Złożony pozew ...co dalej

Refleksje, dzielenie się swoimi przeżyciami...

Moderator: Moderatorzy

Micealo
Posty: 178
Rejestracja: 27 wrz 2021, 14:04
Jestem: w trakcie rozwodu
Płeć: Mężczyzna

Re: Złożony pozew ...co dalej

Post autor: Micealo »

mare1966 pisze: 19 paź 2021, 23:52 Micealo
czasem sobie myślę, czy ty aby nie robisz sobie tutaj żartów.

Żona działa irracjonalnie ?
Pozew bez orzekania - aby przyspieszyć i aby nie było ewentualnych pytań o jej zdradę.
Czy taki ma być przyszły podział majątku : ona dom , ty samochód ?
To jakieś nowiutkie Ferrari ?
Alimenty mega niskie.............. no przecież już wzięła awansem w różnicy dom-samochód.
Po drugie to ładnie z jej strony , wyjdzie że jednak nie jest pazerna. :)
Tylko , że jej adwokat może zawsze wnieść o wyższe, albo i sąd sam z siebie
nie dopuści do tej oczywistej "krzywdy".
Może też co 2-3 lata wnosić o podwyższenie.

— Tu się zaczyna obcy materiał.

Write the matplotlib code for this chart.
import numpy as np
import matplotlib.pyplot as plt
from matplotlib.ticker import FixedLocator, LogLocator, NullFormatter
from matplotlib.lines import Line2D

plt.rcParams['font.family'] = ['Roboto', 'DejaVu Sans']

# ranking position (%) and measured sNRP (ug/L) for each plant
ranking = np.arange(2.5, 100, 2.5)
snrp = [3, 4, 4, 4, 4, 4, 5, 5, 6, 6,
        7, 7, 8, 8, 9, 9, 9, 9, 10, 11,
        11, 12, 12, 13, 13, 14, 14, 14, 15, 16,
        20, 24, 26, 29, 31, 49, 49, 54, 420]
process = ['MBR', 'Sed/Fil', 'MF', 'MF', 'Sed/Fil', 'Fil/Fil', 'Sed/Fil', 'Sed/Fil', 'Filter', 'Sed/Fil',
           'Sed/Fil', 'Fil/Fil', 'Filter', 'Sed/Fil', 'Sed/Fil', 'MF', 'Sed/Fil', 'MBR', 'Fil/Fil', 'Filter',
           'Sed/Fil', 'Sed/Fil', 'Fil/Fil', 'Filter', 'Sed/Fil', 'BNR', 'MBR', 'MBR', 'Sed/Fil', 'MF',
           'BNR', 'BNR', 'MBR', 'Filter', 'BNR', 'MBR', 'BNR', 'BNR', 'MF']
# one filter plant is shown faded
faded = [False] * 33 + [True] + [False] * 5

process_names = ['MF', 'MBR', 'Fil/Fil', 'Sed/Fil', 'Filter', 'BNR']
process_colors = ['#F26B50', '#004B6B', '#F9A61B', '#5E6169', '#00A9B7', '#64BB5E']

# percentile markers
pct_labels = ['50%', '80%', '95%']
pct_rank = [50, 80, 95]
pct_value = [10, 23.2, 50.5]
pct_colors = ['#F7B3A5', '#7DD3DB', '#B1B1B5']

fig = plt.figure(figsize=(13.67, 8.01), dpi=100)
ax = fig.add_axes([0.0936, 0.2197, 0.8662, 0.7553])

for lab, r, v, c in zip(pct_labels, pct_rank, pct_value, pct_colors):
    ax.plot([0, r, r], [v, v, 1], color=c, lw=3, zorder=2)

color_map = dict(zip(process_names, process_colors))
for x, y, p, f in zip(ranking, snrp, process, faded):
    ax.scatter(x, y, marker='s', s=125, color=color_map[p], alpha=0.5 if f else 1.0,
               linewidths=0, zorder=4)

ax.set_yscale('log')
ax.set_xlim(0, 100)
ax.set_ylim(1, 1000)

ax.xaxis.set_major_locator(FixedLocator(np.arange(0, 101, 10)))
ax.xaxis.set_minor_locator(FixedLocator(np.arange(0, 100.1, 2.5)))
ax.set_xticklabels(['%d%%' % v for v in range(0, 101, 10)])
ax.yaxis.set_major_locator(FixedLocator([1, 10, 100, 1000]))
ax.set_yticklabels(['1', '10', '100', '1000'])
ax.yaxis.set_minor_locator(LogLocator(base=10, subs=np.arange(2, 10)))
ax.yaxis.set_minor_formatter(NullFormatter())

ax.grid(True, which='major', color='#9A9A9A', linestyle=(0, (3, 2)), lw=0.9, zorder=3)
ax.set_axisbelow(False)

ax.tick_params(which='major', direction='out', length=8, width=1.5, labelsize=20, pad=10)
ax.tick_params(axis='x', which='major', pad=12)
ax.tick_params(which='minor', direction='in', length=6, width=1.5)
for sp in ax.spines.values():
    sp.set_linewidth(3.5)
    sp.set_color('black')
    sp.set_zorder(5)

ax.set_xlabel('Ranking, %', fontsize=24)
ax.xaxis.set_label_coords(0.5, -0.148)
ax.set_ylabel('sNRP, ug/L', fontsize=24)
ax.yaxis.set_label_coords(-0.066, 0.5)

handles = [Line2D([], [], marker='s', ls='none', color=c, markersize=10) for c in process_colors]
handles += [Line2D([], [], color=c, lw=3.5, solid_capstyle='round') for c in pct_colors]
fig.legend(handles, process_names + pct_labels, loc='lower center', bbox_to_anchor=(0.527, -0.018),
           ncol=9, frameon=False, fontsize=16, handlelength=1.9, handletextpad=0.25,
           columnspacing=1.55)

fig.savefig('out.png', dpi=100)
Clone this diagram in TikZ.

Zdjęcia z messengera i biling telefoniczny ?
A niby co tam jest ?
Sąd to wyśmieje i jeszcze wyjdzie że ograniczasz wolność żonie, nękasz ją ,
i jesteś chorobliwie zazdrosny o nic.
Powie, że to kolega, dobry jej znajomy czy cokolwiek.

Gadałeś z jakąś życzliwą osobą w realu ?
Co ci poradziła ?
Mare , chciałbym aby to był zart ,niestety nie jest . Co do rozmów w realu jak najbardziej . Psychoterapeuta, Psycholog, Ksiadz, Przyjaciel, A...G...
Większość mówi o cierpliwości i naturalności.
Mare ja mam gdzieś , majątek , zarobie , o kontakt z dziećmi na pewno będę walczył .
Może to prawda ze moje niby dowody są słabe .
Ech ...
Pantop
Posty: 3167
Rejestracja: 19 lis 2017, 20:50
Jestem: po rozwodzie
Płeć: Mężczyzna

Re: Złożony pozew ...co dalej

Post autor: Pantop »

Micealo pisze: /.../A jak jeszcze wmowisz sobie ze nienawidzisz kowalskiego to jest es niezniszczalny.
:|
;)
:)
:D
:P
:lol: :lol: :lol:
:o :lol: :lol: :lol: :lol: :lol: :lol: :lol: :lol:
:o :o :o :lol: :lol: :lol: :lol: :lol: :lol: :lol: :lol: :lol: :lol: :lol:

Miły Micealo
By oszczędzić Ci czasu/zdziwienia - nie żyw nienawiści do kogokolwiek.
W przeciwnym razie zobaczysz co się stanie.
A nie stanie się nic dobrego - zapewniam Cię o tym.


Rozprawa?
Dobry adwokat.


Modlitwa o cud.
Działa rzadko ale jest jedną z dostępnych opcji, więc czemu nie skorzystać.
Zwyklaosoba
Posty: 477
Rejestracja: 22 gru 2020, 11:47
Jestem: w kryzysie małżeńskim
Płeć: Kobieta

Re: Złożony pozew ...co dalej

Post autor: Zwyklaosoba »

Micealo pisze: 20 paź 2021, 7:43
mare1966 pisze: 19 paź 2021, 23:52 Micealo
czasem sobie myślę, czy ty aby nie robisz sobie tutaj żartów.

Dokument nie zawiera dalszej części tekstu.